→ **Work to do**: Retype word for word the first line of the listing and each line after it up to the line with "1.0, 1.1, 1.2, 1.3, 1.4, 1.5, 1.6, 1.7, 1.8, 1.9, 2.0];", with the pictures taken out.

Items from a dataset
——

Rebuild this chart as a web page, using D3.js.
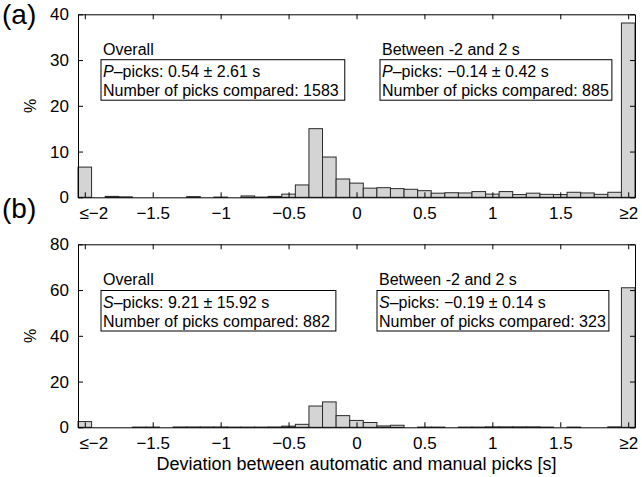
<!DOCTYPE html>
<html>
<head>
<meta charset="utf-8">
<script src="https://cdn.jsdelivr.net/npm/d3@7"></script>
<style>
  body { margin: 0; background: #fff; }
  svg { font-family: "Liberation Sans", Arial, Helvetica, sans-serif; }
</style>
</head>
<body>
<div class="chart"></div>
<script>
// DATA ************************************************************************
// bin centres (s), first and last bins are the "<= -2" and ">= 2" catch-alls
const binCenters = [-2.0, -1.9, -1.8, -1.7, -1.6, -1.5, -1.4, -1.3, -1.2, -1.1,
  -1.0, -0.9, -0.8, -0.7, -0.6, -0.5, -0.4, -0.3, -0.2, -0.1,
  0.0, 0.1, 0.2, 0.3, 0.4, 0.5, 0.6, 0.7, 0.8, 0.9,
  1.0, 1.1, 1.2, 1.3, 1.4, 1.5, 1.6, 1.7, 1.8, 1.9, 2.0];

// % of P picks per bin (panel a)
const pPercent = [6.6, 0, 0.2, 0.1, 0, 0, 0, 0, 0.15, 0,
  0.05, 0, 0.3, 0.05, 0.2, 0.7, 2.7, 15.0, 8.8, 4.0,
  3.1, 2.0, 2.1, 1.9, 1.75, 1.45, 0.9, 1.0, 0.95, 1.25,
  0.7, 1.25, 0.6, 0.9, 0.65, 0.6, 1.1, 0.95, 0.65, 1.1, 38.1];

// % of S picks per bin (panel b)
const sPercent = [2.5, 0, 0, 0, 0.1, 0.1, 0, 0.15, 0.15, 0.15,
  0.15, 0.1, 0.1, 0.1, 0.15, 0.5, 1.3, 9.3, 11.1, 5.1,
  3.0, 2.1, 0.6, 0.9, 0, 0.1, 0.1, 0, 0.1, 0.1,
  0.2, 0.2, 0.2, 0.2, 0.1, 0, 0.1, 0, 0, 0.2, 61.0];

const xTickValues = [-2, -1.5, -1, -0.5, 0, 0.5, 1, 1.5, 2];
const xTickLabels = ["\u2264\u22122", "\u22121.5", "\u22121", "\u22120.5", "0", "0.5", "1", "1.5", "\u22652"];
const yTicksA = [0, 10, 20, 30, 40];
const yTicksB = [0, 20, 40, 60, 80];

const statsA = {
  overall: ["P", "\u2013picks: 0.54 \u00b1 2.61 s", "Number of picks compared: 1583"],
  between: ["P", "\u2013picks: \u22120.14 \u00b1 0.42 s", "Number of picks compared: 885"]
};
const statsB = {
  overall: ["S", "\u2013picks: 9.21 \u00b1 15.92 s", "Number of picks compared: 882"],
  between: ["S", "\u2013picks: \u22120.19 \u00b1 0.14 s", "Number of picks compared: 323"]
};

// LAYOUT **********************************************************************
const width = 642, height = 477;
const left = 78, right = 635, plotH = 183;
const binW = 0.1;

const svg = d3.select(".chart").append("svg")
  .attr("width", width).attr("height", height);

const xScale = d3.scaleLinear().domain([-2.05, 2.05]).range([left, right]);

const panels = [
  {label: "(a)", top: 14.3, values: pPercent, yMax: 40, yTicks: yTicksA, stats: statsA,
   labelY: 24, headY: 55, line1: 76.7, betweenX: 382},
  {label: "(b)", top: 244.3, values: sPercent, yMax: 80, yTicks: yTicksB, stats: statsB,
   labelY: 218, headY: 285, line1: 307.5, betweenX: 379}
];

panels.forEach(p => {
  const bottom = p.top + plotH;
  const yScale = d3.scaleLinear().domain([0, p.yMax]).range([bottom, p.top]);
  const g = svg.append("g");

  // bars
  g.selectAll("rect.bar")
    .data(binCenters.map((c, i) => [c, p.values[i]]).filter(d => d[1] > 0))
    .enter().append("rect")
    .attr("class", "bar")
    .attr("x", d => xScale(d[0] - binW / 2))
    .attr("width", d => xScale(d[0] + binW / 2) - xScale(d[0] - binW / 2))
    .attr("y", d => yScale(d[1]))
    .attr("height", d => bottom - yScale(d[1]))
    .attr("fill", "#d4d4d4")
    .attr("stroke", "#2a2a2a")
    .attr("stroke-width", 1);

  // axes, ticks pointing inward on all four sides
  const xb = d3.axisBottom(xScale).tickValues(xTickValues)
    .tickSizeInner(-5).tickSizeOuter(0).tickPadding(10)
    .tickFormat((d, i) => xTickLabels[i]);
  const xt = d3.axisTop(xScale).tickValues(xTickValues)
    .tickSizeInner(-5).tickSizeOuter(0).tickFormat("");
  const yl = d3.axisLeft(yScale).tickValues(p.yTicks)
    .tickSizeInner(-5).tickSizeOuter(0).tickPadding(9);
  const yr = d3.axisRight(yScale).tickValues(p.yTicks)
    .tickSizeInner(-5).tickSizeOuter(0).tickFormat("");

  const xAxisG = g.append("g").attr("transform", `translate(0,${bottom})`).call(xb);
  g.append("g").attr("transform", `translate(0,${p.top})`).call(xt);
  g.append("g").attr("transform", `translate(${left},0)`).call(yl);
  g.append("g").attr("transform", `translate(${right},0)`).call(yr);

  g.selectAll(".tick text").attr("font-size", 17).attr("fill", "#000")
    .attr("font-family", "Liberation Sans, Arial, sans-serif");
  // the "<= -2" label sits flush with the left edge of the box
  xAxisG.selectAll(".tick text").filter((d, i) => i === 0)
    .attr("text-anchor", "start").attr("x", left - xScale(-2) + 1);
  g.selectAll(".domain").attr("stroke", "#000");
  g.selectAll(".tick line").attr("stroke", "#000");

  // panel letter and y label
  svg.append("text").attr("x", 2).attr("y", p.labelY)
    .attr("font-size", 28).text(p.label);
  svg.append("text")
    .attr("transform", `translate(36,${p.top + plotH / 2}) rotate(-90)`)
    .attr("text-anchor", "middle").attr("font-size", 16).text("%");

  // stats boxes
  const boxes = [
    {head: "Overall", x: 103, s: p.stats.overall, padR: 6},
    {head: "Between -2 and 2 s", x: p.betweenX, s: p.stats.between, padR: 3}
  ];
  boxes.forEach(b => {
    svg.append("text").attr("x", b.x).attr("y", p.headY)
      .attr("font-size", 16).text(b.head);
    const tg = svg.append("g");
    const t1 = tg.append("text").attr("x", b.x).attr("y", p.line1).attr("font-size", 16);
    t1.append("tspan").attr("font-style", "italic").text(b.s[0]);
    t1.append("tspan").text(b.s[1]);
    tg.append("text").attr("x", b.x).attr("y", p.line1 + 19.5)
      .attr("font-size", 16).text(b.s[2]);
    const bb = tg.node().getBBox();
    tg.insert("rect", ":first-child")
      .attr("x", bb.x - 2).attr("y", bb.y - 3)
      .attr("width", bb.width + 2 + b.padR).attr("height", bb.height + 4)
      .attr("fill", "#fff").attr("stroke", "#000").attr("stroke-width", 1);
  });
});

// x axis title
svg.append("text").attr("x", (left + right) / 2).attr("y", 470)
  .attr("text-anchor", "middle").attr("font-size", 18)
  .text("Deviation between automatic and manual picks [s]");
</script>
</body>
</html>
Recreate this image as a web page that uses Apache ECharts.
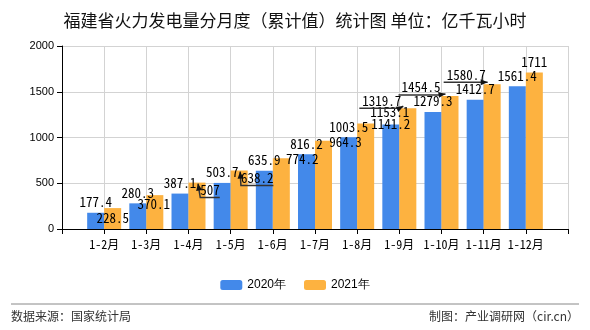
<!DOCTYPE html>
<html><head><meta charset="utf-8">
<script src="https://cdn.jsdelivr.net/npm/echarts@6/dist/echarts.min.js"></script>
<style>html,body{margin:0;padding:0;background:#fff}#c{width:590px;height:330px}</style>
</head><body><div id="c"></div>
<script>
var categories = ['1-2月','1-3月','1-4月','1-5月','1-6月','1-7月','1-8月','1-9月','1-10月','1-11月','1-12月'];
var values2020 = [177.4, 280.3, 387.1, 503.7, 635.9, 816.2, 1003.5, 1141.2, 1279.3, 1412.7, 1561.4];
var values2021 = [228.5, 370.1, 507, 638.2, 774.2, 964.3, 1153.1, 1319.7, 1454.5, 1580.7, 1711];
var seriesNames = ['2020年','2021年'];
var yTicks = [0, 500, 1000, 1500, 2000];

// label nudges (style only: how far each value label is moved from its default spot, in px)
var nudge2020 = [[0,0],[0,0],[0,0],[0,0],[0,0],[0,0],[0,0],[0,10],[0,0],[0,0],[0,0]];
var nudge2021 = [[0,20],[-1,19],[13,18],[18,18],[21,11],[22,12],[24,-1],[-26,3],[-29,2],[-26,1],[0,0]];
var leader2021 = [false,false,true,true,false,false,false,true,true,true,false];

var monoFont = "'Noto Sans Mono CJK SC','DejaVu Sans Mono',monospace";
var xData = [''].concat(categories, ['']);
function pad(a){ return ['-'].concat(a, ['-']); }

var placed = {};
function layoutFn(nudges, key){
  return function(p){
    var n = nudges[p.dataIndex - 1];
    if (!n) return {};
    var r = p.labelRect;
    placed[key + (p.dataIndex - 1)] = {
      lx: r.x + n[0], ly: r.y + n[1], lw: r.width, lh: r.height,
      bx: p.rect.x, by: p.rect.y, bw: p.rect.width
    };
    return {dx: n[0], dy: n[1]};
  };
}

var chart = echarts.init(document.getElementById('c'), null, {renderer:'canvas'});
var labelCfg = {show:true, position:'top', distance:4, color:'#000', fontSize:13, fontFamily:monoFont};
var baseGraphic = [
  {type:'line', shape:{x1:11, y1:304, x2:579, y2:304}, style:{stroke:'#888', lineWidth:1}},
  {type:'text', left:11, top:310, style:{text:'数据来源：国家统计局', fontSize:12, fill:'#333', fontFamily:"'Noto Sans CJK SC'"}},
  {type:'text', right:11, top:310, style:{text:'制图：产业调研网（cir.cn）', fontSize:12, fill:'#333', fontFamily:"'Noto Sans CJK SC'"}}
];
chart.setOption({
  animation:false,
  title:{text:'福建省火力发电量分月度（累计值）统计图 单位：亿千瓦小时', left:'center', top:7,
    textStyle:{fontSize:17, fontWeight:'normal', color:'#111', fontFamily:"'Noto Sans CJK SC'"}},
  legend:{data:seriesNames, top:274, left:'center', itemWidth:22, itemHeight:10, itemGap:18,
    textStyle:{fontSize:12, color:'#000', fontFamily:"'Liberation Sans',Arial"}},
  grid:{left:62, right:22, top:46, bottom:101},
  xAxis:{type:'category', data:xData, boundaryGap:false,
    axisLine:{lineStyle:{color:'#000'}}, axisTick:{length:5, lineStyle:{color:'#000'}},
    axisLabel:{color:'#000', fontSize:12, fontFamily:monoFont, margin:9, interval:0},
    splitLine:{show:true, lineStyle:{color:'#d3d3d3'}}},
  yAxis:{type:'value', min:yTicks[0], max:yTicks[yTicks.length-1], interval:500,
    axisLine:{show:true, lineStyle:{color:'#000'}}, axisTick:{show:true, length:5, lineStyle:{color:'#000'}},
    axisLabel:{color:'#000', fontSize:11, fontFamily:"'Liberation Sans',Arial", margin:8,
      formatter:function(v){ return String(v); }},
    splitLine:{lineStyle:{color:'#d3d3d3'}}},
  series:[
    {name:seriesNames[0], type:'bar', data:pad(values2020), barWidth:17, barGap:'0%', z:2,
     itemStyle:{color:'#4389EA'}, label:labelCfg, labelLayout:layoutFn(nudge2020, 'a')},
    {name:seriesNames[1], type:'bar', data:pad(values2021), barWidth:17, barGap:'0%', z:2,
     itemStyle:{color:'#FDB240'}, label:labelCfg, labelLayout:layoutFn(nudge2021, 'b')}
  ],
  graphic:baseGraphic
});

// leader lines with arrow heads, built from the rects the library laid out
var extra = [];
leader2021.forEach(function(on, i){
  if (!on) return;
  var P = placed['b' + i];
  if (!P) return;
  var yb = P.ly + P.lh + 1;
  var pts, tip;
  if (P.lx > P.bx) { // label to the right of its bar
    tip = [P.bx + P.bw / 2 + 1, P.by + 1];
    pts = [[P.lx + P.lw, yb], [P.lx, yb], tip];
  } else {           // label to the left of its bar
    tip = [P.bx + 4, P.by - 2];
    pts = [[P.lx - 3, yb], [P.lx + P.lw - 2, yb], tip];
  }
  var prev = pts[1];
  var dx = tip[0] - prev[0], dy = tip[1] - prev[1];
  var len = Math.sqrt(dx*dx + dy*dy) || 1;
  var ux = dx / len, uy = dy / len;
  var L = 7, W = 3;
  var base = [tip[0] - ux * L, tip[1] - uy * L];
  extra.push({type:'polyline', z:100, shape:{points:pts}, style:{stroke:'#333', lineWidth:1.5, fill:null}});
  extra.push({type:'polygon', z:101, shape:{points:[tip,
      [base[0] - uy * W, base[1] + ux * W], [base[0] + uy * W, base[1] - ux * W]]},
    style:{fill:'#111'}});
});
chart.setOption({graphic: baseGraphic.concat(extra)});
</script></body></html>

——

→ **Worked answer**:
Rebuild this chart as a web page, using D3.js.
<!DOCTYPE html>
<html>
<head>
<meta charset="utf-8">
<script src="https://cdn.jsdelivr.net/npm/d3@7"></script>
<style>
  body { margin: 0; background: #fff; }
  svg { font-family: "Liberation Sans", Arial, Helvetica, sans-serif; }
</style>
</head>
<body>
<div class="chart"></div>
<script>
// DATA ************************************************************************
// bin centres (s), first and last bins are the "<= -2" and ">= 2" catch-alls
const binCenters = [-2.0, -1.9, -1.8, -1.7, -1.6, -1.5, -1.4, -1.3, -1.2, -1.1,
  -1.0, -0.9, -0.8, -0.7, -0.6, -0.5, -0.4, -0.3, -0.2, -0.1,
  0.0, 0.1, 0.2, 0.3, 0.4, 0.5, 0.6, 0.7, 0.8, 0.9,
  1.0, 1.1, 1.2, 1.3, 1.4, 1.5, 1.6, 1.7, 1.8, 1.9, 2.0];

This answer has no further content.